在不同的场合,对待不同的人,孔子都特别温和。对于乡里的人,他的表现就像一个不善言谈的老农。在宗庙等庄严场合,他言辞稳重。如果听到国君召唤,不等马车完全备好立刻就走。
孔子还重视养生之道。他认为人的生命不应当随意浪费,是上天赐给的,应该发挥上天赋予自己而应当发挥的作用。但是他对天命的无常有时特别不理解。在早年孔子经受的一次重大打击是爱徒冉耕的早亡。他患了麻风病,奄奄待毙。
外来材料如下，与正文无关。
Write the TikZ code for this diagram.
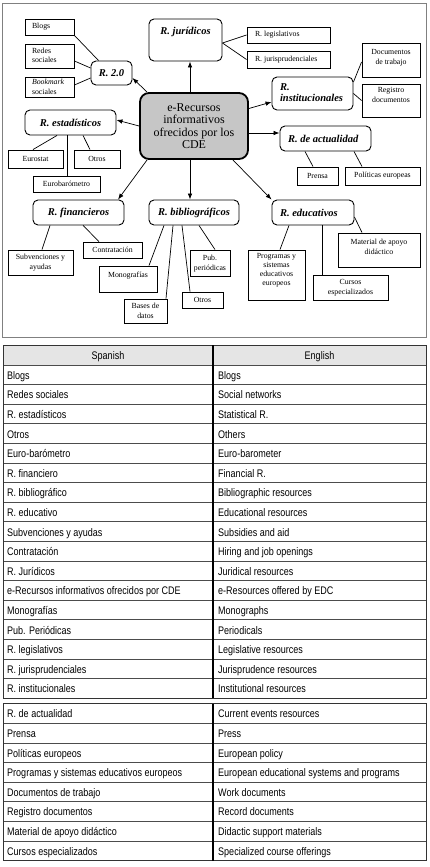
\documentclass[tikz,border=0pt]{standalone}
\usepackage{fontspec}
\setmainfont{Liberation Serif}
\newfontfamily\tabfont[FakeStretch=0.82]{Liberation Sans}
\usetikzlibrary{arrows.meta,calc}
\newcommand\tcen[1]{\begin{tabular}[t]{@{}c@{}}#1\end{tabular}}
\newcommand\ccen[1]{\begin{tabular}{@{}c@{}}#1\end{tabular}}
\newcommand\clin[1]{\begin{tabular}{@{}l@{}}#1\end{tabular}}
\newcommand\lbx[2]{\makebox[#1pt][l]{#2}}
\tikzset{
  sb/.style={draw, line width=0.9pt, inner sep=0pt, font=\fontsize{7.8}{10}\selectfont},
  cb/.style={draw, line width=0.9pt, rounded corners=5pt, inner sep=0pt, font=\fontsize{10.5}{11}\selectfont\bfseries\itshape},
  mainb/.style={draw, line width=1.8pt, rounded corners=9pt, fill=gray!45, inner sep=0pt, font=\fontsize{12}{12.3}\selectfont},
  ln/.style={line width=0.7pt},
  arr/.style={line width=0.7pt, -{Latex[length=6pt,width=4.5pt]}},
  sz/.style 2 args={minimum width=#1pt, minimum height=#2pt},
  tt/.style={inner sep=0pt, anchor=base west, font=\tabfont\fontsize{11}{13}\selectfont},
  th/.style={inner sep=0pt, anchor=base, font=\tabfont\fontsize{11}{13}\selectfont},
  tline/.style={draw=black!70, line width=0.7pt},
}
\begin{document}
\begin{tikzpicture}[x=1pt,y=-1pt]
\useasboundingbox (0,0) rectangle (430,867);
\fill[white] (0,0) rectangle (430,867);
% frame of the diagram
\draw[black!50, line width=0.8pt] (2,3) rectangle (426,337);

% nodes
\node[sb, sz={49}{16}] (blogs) at (49.5,27) {\lbx{35}{Blogs}};
\node[sb, sz={49}{24}] (redes) at (49.5,56) {\lbx{35}{\clin{Redes\\sociales}}};
\node[sb, sz={49}{20}] (bookm) at (49.5,87) {\lbx{35}{\clin{\textit{Bookmark}\\sociales}}};
\node[cb, sz={41}{24}] (r20) at (111.5,73) {R. 2.0};
\node[cb, sz={73}{42}, text height=15.3pt, text depth=26.7pt] (rjur) at (185.5,40) {R. jurídicos};
\node[sb, sz={83}{16}] (rleg) at (288.5,35) {\lbx{67}{R. legislativos}};
\node[sb, sz={83}{17}] (rjuris) at (288.5,59.5) {\lbx{67}{R. jurisprudenciales}};
\node[cb, sz={81}{33}] (rinst) at (312.5,93.5) {\lbx{65}{\clin{R.\\institucionales}}};
\node[sb, sz={58}{34}, text height=11.7pt, text depth=22.3pt] (docs) at (391,60) {\tcen{Documentos\\de trabajo}};
\node[sb, sz={58}{33}, text height=8.7pt, text depth=24.3pt] (regis) at (391,100.5) {\tcen{Registro\\documentos}};
\node[mainb, sz={108}{66}, text height=18.5pt, text depth=47.5pt] (central) at (194,126) {\tcen{e-Recursos\\informativos\\ofrecidos por los\\CDE}};
\node[cb, sz={91}{25}] (rest) at (70.5,122.5) {R. estadísticos};
\node[sb, sz={55}{18}] (eurostat) at (35.5,159) {Eurostat};
\node[sb, sz={46}{18}] (otros1) at (97,159) {Otros};
\node[sb, sz={67}{16}] (eurob) at (66.5,184) {Eurobarómetro};
\node[cb, sz={91}{25}] (ract) at (325.5,138.5) {\lbx{75}{R. de actualidad}};
\node[sb, sz={41}{18}] (prensa) at (317.5,176) {Prensa};
\node[sb, sz={75}{18}] (polit) at (382.5,176) {Políticas europeas};
\node[cb, sz={91}{25}] (rfin) at (78.5,212.5) {R. financieros};
\node[sb, sz={65}{25}] (subv) at (40.5,262.5) {\ccen{Subvenciones y\\ayudas}};
\node[sb, sz={59}{16}] (contr) at (112.5,250) {Contratación};
\node[cb, sz={90}{25}] (rbib) at (194,212.5) {R. bibliográficos};
\node[sb, sz={58}{26}, text height=11pt, text depth=15pt] (mono) at (128,279) {Monografías};
\node[sb, sz={43}{24}] (bases) at (145.5,311) {\ccen{Bases de\\datos}};
\node[sb, sz={41}{16}] (otros2) at (202.5,300) {Otros};
\node[sb, sz={40}{26}] (pub) at (210,263) {\ccen{Pub.\\periódicas}};
\node[cb, sz={82}{25}] (redu) at (313,212.5) {\lbx{66}{R. educativos}};
\node[sb, sz={57}{50}, text height=8.7pt, text depth=41.3pt, font=\fontsize{7.8}{9}\selectfont] (prog) at (276.5,275) {\tcen{Programas y\\sistemas\\educativos\\europeos}};
\node[sb, sz={75}{25}] (cursos) at (350.5,287.5) {\ccen{Cursos\\especializados}};
\node[sb, sz={82}{34}, text height=11.4pt, text depth=22.6pt] (mat) at (379,250) {\tcen{Material de apoyo\\didáctico}};

% connectors
\draw[ln] (blogs.south east) -- ([xshift=8pt]r20.north west);
\draw[ln] ([yshift=-5pt]redes.east) -- ([yshift=5pt]r20.west);
\draw[ln] ([yshift=2pt]bookm.east) -- ([yshift=-5pt]r20.west);
\draw[arr] ([xshift=8pt]central.north west) -- ([yshift=-5pt]r20.east);
\draw[arr] ([xshift=-4pt]central.north) -- ([xshift=-4pt]central.north |- rjur.south);
\draw[ln] ([yshift=-3pt]rjur.east) -- (rleg.west);
\draw[ln] ([yshift=-3pt]rjur.east) -- (rjuris.west);
\draw[arr] ([yshift=17.5pt]central.east) -- ([yshift=-8.5pt]rinst.west);
\draw[ln] ([yshift=11.5pt]rinst.east) -- ([yshift=-2pt]docs.west);
\draw[ln] (rinst.east) -- (regis.west);
\draw[arr] ([yshift=-7pt]central.east) -- ([yshift=5.5pt]ract.west);
\draw[ln] ([xshift=-20.5pt]ract.south) -- ([xshift=-4.5pt]prensa.north);
\draw[ln] ([xshift=28.5pt]ract.south) -- ([xshift=-20.5pt]polit.north);
\draw[arr] (central.west) -- ([yshift=2.5pt]rest.east);
\draw[ln] ([xshift=-13.5pt]rest.south) -- ([xshift=-2.5pt]eurostat.north);
\draw[ln] ([xshift=-3.5pt]rest.south) -- ([xshift=-3.5pt]rest.south |- eurob.north);
\draw[ln] ([xshift=12.5pt]rest.south) -- ([xshift=-7pt]otros1.north);
\draw[arr] ([xshift=8pt]central.south west) -- ([xshift=39.5pt]rfin.north);
\draw[arr] ([xshift=-4pt]central.south) -- ([xshift=-4pt]central.south |- rbib.north);
\draw[arr] ([xshift=-16pt]central.south east) -- (redu.north west);
\draw[ln] ([xshift=-28.5pt]rfin.south) -- ([xshift=1.5pt]subv.north);
\draw[ln] ([xshift=4.5pt]rfin.south) -- ([xshift=-13.5pt]contr.north);
\draw[ln] ([xshift=-30pt]rbib.south) -- ([xshift=21pt]mono.north);
\draw[ln] ([xshift=-21pt]rbib.south) -- ([xshift=20.5pt]bases.north);
\draw[ln] ([xshift=-12pt]rbib.south) -- ([xshift=-12.5pt]otros2.north);
\draw[ln] ([xshift=5pt]rbib.south) -- ([xshift=5pt]pub.north);
\draw[ln] ([xshift=-24pt]redu.south) -- ([xshift=3.5pt]prog.north);
\draw[ln] ([xshift=9pt]redu.south) -- ([xshift=9pt]redu.south |- cursos.north);
\draw[ln] ([yshift=-4.5pt]redu.east) -- ([xshift=-17pt]mat.north);

% table
\fill[gray!20] (3,345) rectangle (426,365);
\foreach \i in {0,...,16} \draw[tline] (3,{365+19.6*\i}) -- (426,{365+19.6*\i});
\foreach \j in {1,...,7} \draw[tline] (3,{703.7+19.6*\j}) -- (426,{703.7+19.6*\j});
\draw[draw=black!80, line width=0.9pt] (3,345) rectangle (426,698.2);
\draw[draw=black!80, line width=0.9pt] (3,703.7) rectangle (426,860.5);
\draw[line width=1.6pt] (213,345) -- (213,698.2);
\draw[line width=1.6pt] (213,703.7) -- (213,860.5);
\node[th] (hS) at (108,359.5) {Spanish};
\node[th] (hE) at (319.5,359.5) {English};
\foreach \s/\e [count=\i from 0] in {Blogs/Blogs, Redes sociales/Social networks, R. estadísticos/Statistical R., Otros/Others, Euro-barómetro/Euro-barometer, R. financiero/Financial R., R. bibliográfico/Bibliographic resources, R. educativo/Educational resources, Subvenciones y ayudas/Subsidies and aid, Contratación/Hiring and job openings, R. Jurídicos/Juridical resources, e-Recursos informativos ofrecidos por CDE/e-Resources offered by EDC, Monografías/Monographs, Pub. Periódicas/Periodicals, R. legislativos/Legislative resources, R. jurisprudenciales/Jurisprudence resources, R. institucionales/Institutional resources} {
  \node[tt] (s\i) at (7,{365+19.6*\i+14.2}) {\s};
  \node[tt] (e\i) at (218,{365+19.6*\i+14.2}) {\e};
}
\foreach \s/\e [count=\i from 0] in {R. de actualidad/Current events resources, Prensa/Press, Políticas europeos/European policy, Programas y sistemas educativos europeos/European educational systems and programs, Documentos de trabajo/Work documents, Registro documentos/Record documents, Material de apoyo didáctico/Didactic support materials, Cursos especializados/Specialized course offerings} {
  \node[tt] (t\i) at (7,{703.7+19.6*\i+14.2}) {\s};
  \node[tt] (f\i) at (218,{703.7+19.6*\i+14.2}) {\e};
}
\end{tikzpicture}
\end{document}
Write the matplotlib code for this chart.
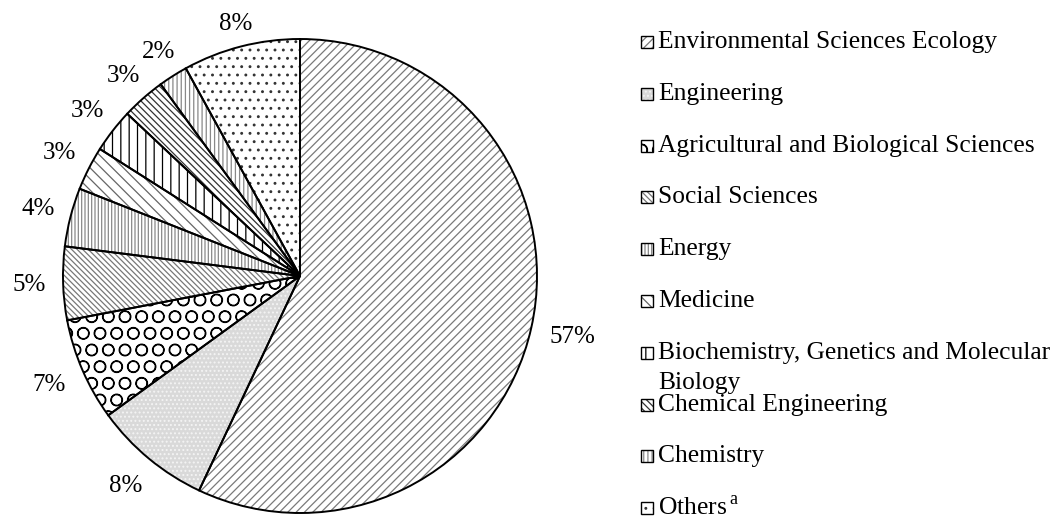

孔子赶去看他,冉耕把房门闩上,不让孔子进去,因为怕传染给老师。孔子从窗口握住冉耕的手,悲愤莫名,潸然涕下,叫道:“这难道是天命吗?像这样贤德的人竟然会患这样的恶疾。这难道是天命吗?”
对于腐败的鱼肉,孔子不动筷。席子没摆正,不坐。他还能充分理解别人,比如坐在服丧的人身边吃饭,他几乎不敢吃饱。因为他觉得自己津津有味地品尝美食对于邻桌因丧亲而不思食的人来说是多么残酷啊。他曾对学生说:“我的道用一个字可以概括,就是‘恕’字。”学生问:“什么叫恕。”他说:“己所不欲,勿施于人。”这其实是一种极高层次的修养啊。自己所不想的,不要强加在别人身上。不但人,其实对整个宇宙万物来说又何尝不该如此?宇宙间再没有比它更大的人生哲理了。如果每个人都能做到这点,世界将是友爱的世界。如果一个人能做到这点,哪里还有什么忧愁和烦恼呢?